Any sort of plastic or sheet metel would void the warranty.
I know this isn't completely true because you can buy plastics for transparency printing on inkjets at any business supply store, and they're made by HP, Epson, etc. The plastics I have in mind to print on are artist's acetate, which are not very different and well under the 48mil thickness max of my printer. But what I need to know is what the characteristics of the surface have to be to accept the ink well.
I am fairly certain your printing heads would be at serious risk!
Based on what? You may be right but I want to base that on specific knowledge not emotional fears. By way of comparison, I've had conversations about darkroom chemical safety with laymen who were concerned about having a darkroom in their house or apartment. Now it's true that some darkroom chemicals are dangerous - some are caustic, some can cause cancer if ingested, etc. But the laymen invariably focussed on the risk of fire hazard and explosion, which are NOT significant hazards for the chemicals I use. So my point is that by understanding these things we can assess risks rationally.
As for cloth, there would be an enormous jamming potential with the rollers.
Plenty of companies sell canvas and linen with special coatings for inkjet printers, and these are almost all less than the maximum thickness the 2200 accepts, so again, I don't think what you say is entirely true. There may be "some" jamming risk but "enormous"?. Keep in mind that the manual-feed on the 2200 is a straight-line path - this is not a Xerox machine or laser printer with a convoluted paper path.
Inks and dyes require a mating surface - which is paramont to their success. Years are spent developing suitable papers. As an illustration, try printing on the BACK of an Ilford Smooth Pearl paper and notice the runny mess you get! This sort of experimentation is very costly in time, materials, and equipment. You are operating beyound the design parameters of your equipment!!!
That's not at all clear. As I already said, I've gotten good results printing on gesso'ed canvas and brown paper bags. Furthermore, "giclee" printers have been inkjet printing on novel materials for 10 years now.
Sort of like taking underwater pictures with a Nikon N90s - and no housing. I don't mean to sound like a smart ass, but the question is almost unanswerable.

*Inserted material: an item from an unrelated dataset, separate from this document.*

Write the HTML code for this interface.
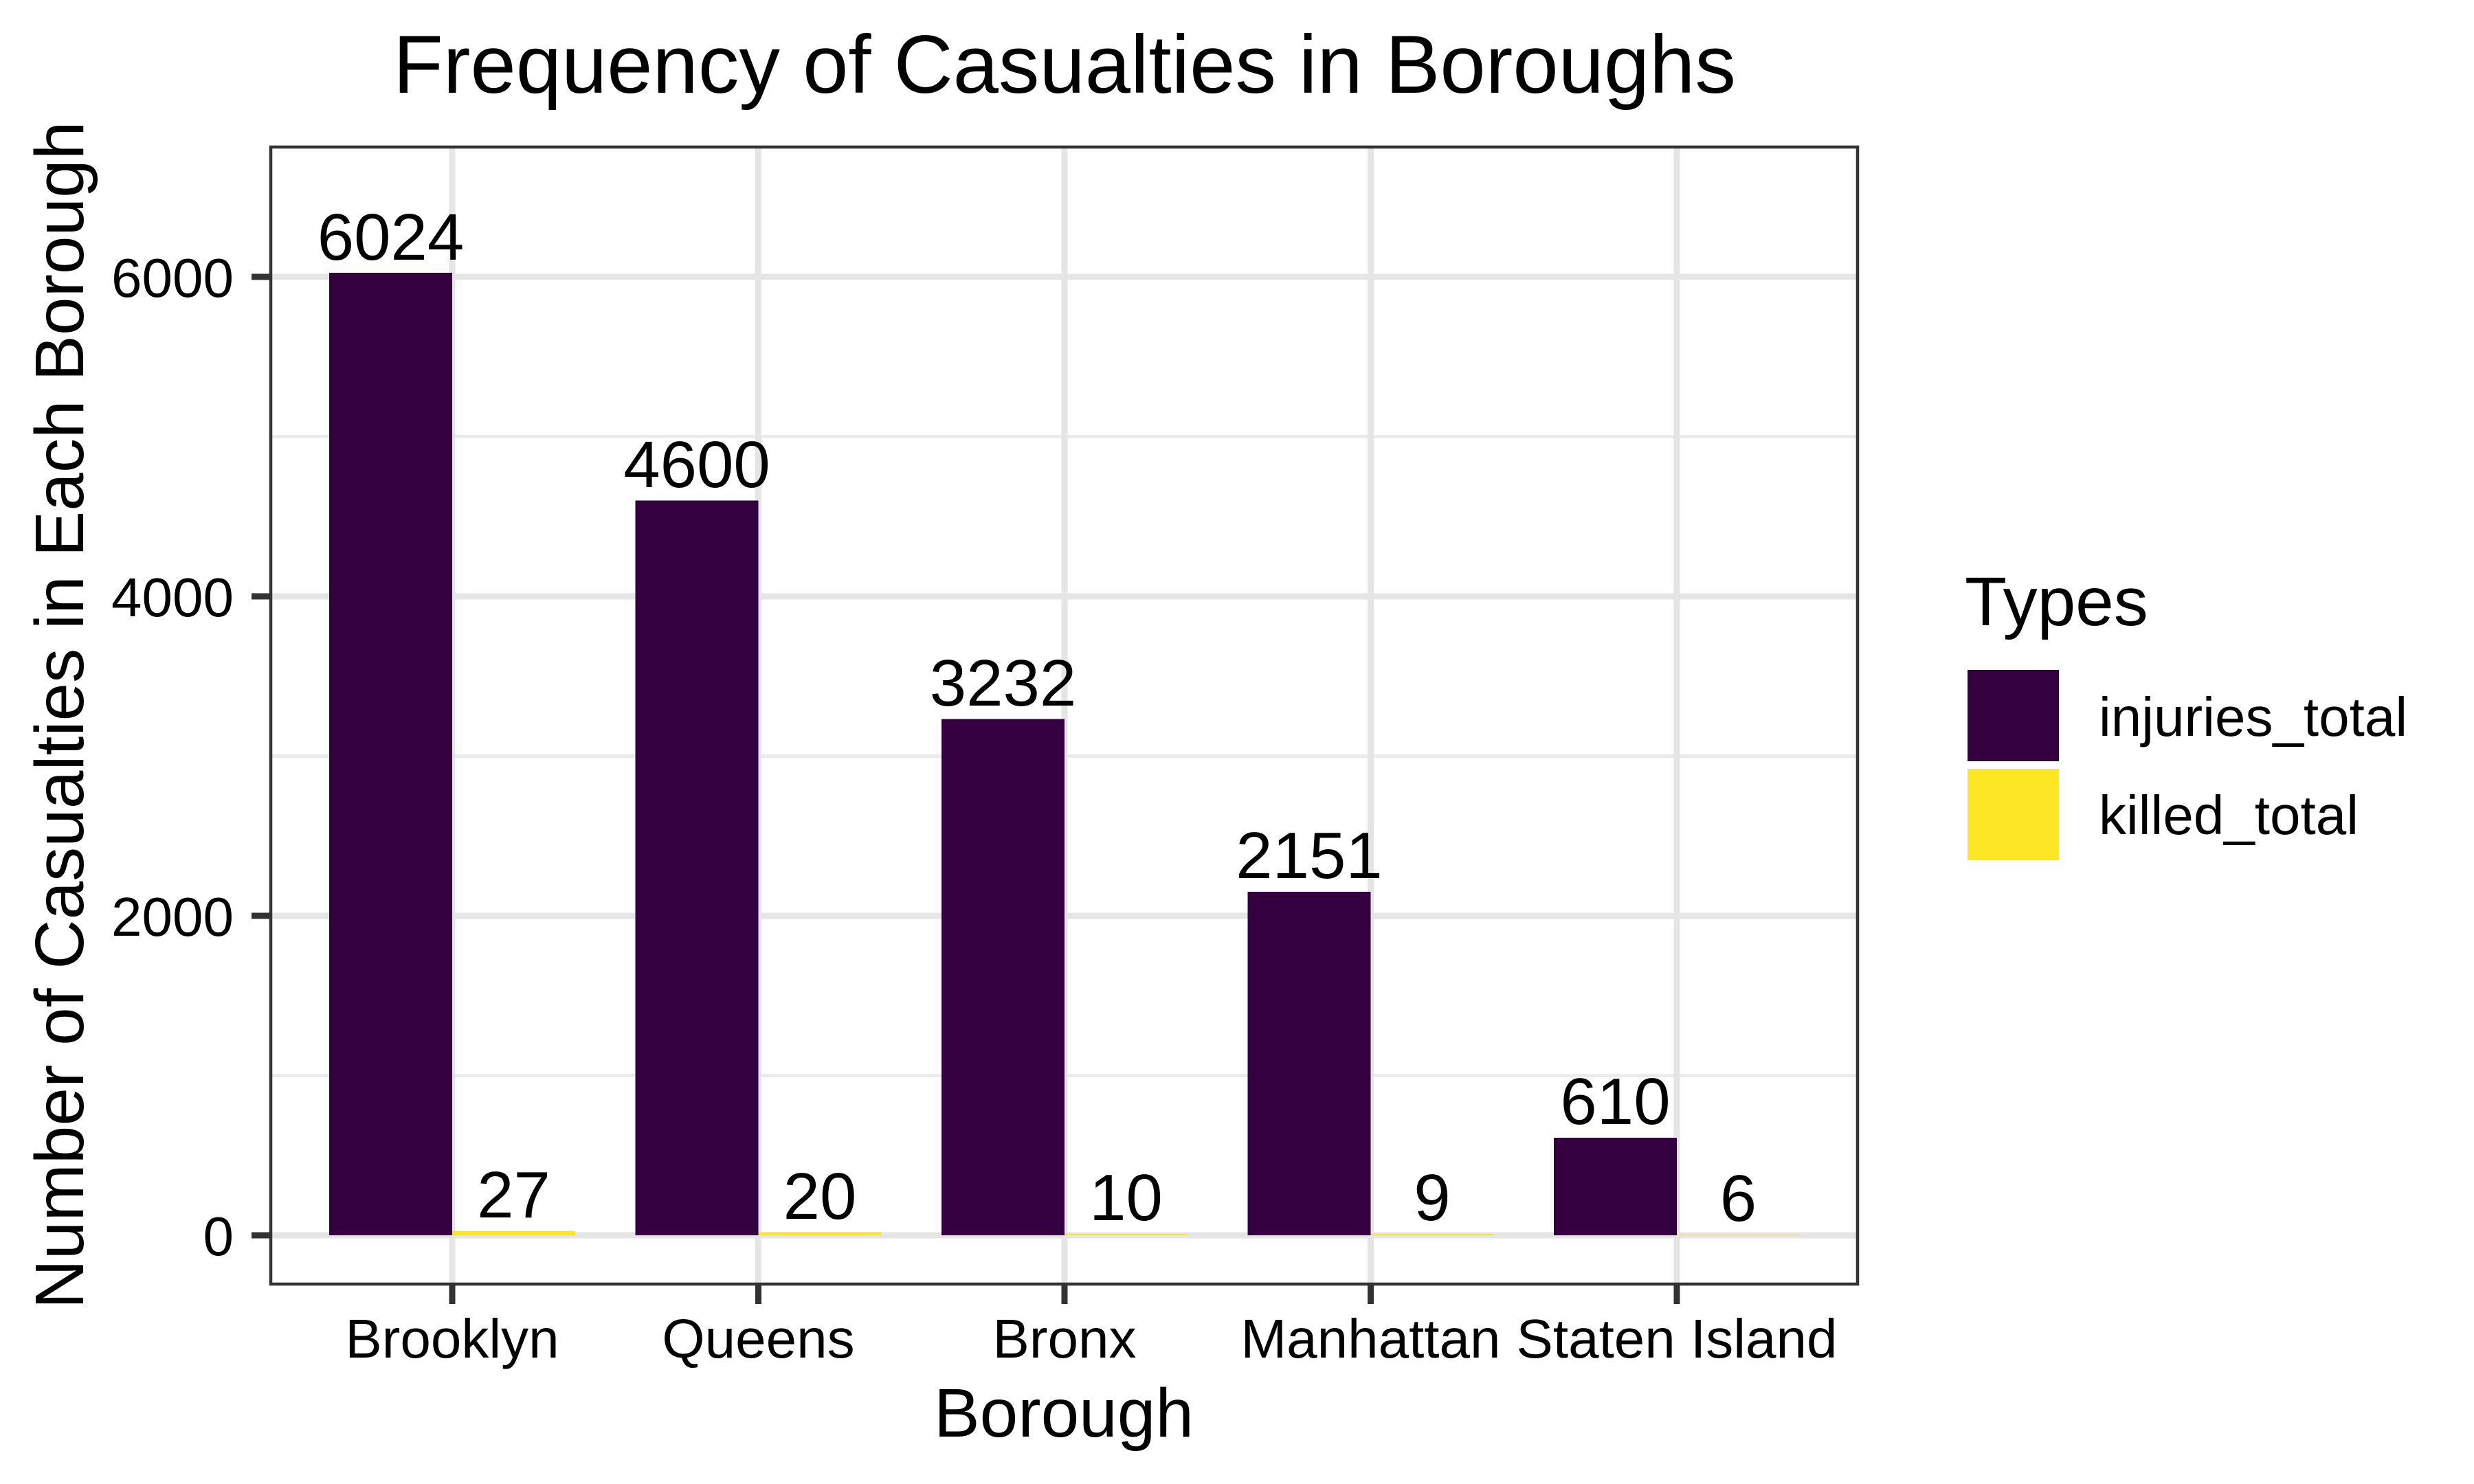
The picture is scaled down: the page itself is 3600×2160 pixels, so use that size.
<!DOCTYPE html>
<html><head><meta charset="utf-8"><style>html,body{margin:0;padding:0;background:#fff}svg{display:block}</style></head>
<body>
<svg width="3600" height="2160" viewBox="0 0 3600 2160" xmlns="http://www.w3.org/2000/svg" font-family="'Liberation Sans', Arial, sans-serif">
<rect width="3600" height="2160" fill="#fff"/>
<!-- minor gridlines -->
<g stroke="#ebebeb" stroke-width="5">
<line x1="392" x2="2705" y1="1565.5" y2="1565.5"/>
<line x1="392" x2="2705" y1="1100.5" y2="1100.5"/>
<line x1="392" x2="2705" y1="635.5" y2="635.5"/>
</g>
<!-- major gridlines -->
<g stroke="#e5e5e5" stroke-width="9">
<line x1="392" x2="2705" y1="1798" y2="1798"/>
<line x1="392" x2="2705" y1="1333" y2="1333"/>
<line x1="392" x2="2705" y1="868" y2="868"/>
<line x1="392" x2="2705" y1="403" y2="403"/>
<line x1="658" x2="658" y1="212" y2="1871"/>
<line x1="1103.5" x2="1103.5" y1="212" y2="1871"/>
<line x1="1549" x2="1549" y1="212" y2="1871"/>
<line x1="1994.5" x2="1994.5" y1="212" y2="1871"/>
<line x1="2440" x2="2440" y1="212" y2="1871"/>
</g>
<!-- bars -->
<g fill="#340040">
<rect x="479" y="397" width="179" height="1401"/>
<rect x="924.5" y="728.5" width="179" height="1069.5"/>
<rect x="1370" y="1046.6" width="179" height="751.4"/>
<rect x="1815.5" y="1298" width="179" height="500"/>
<rect x="2261" y="1656" width="179" height="142"/>
</g>
<g fill="#FDE725">
<rect x="658" y="1791.7" width="179" height="6.3"/>
<rect x="1103.5" y="1793.3" width="179" height="4.7"/>
<rect x="1549" y="1795.7" width="179" height="2.3"/>
<rect x="1994.5" y="1795.9" width="179" height="2.1"/>
<rect x="2440" y="1796.6" width="179" height="1.4"/>
</g>
<!-- value labels -->
<g font-size="96" text-anchor="middle" fill="#000">
<text x="568.5" y="378">6024</text>
<text x="1014" y="709">4600</text>
<text x="1459.5" y="1027">3232</text>
<text x="1905" y="1278">2151</text>
<text x="2350.5" y="1636">610</text>
<text x="747.5" y="1772">27</text>
<text x="1193" y="1774">20</text>
<text x="1638.5" y="1776">10</text>
<text x="2084" y="1776">9</text>
<text x="2529.5" y="1777">6</text>
</g>
<!-- panel border -->
<rect x="394" y="214" width="2309" height="1655" fill="none" stroke="#333" stroke-width="4.5"/>
<!-- ticks -->
<g stroke="#333" stroke-width="9">
<line x1="366" x2="392" y1="1798" y2="1798"/>
<line x1="366" x2="392" y1="1333" y2="1333"/>
<line x1="366" x2="392" y1="868" y2="868"/>
<line x1="366" x2="392" y1="403" y2="403"/>
<line x1="658" x2="658" y1="1871" y2="1898"/>
<line x1="1103.5" x2="1103.5" y1="1871" y2="1898"/>
<line x1="1549" x2="1549" y1="1871" y2="1898"/>
<line x1="1994.5" x2="1994.5" y1="1871" y2="1898"/>
<line x1="2440" x2="2440" y1="1871" y2="1898"/>
</g>
<g font-size="80" fill="#000" text-anchor="end">
<text x="340" y="1827">0</text>
<text x="340" y="1362">2000</text>
<text x="340" y="897">4000</text>
<text x="340" y="432">6000</text>
</g>
<g font-size="80" fill="#000" text-anchor="middle">
<text x="658" y="1976">Brooklyn</text>
<text x="1103.5" y="1976">Queens</text>
<text x="1549" y="1976">Bronx</text>
<text x="1994.5" y="1976">Manhattan</text>
<text x="2440" y="1976">Staten Island</text>
</g>
<text x="1548" y="2091" font-size="100" text-anchor="middle">Borough</text>
<text transform="translate(121,1041) rotate(-90)" font-size="100" text-anchor="middle">Number of Casualties in Each Borough</text>
<text x="1549" y="135" font-size="120" text-anchor="middle" textLength="1954" lengthAdjust="spacingAndGlyphs">Frequency of Casualties in Boroughs</text>
<!-- legend -->
<text x="2859" y="910" font-size="100">Types</text>
<rect x="2863" y="975" width="133" height="133" fill="#340040"/>
<rect x="2863" y="1119" width="133" height="133" fill="#FDE725"/>
<text x="3054" y="1071" font-size="80">injuries_total</text>
<text x="3054" y="1214" font-size="80">killed_total</text>
</svg>
</body></html>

Sorry, but that IS a smart ass answer. There are plenty of 3rd parties that make paper and other media for inkjet printing so this can't be some sort of deep dark trade secret. Plenty of photographers develop outside the bounds of their darkroom chemicals, print through water or other media, apply emulsions to non-standard surfaces, use weird things for filters, hand-color or paint prints, use their own tinting chemistry, et cetera, et cetera. No one says THEY are doing the equivalent of underwater photography with an un-housed N90. But in order for them to be successful they need some knowledge of the underlying properties of developers, emulsion, etc.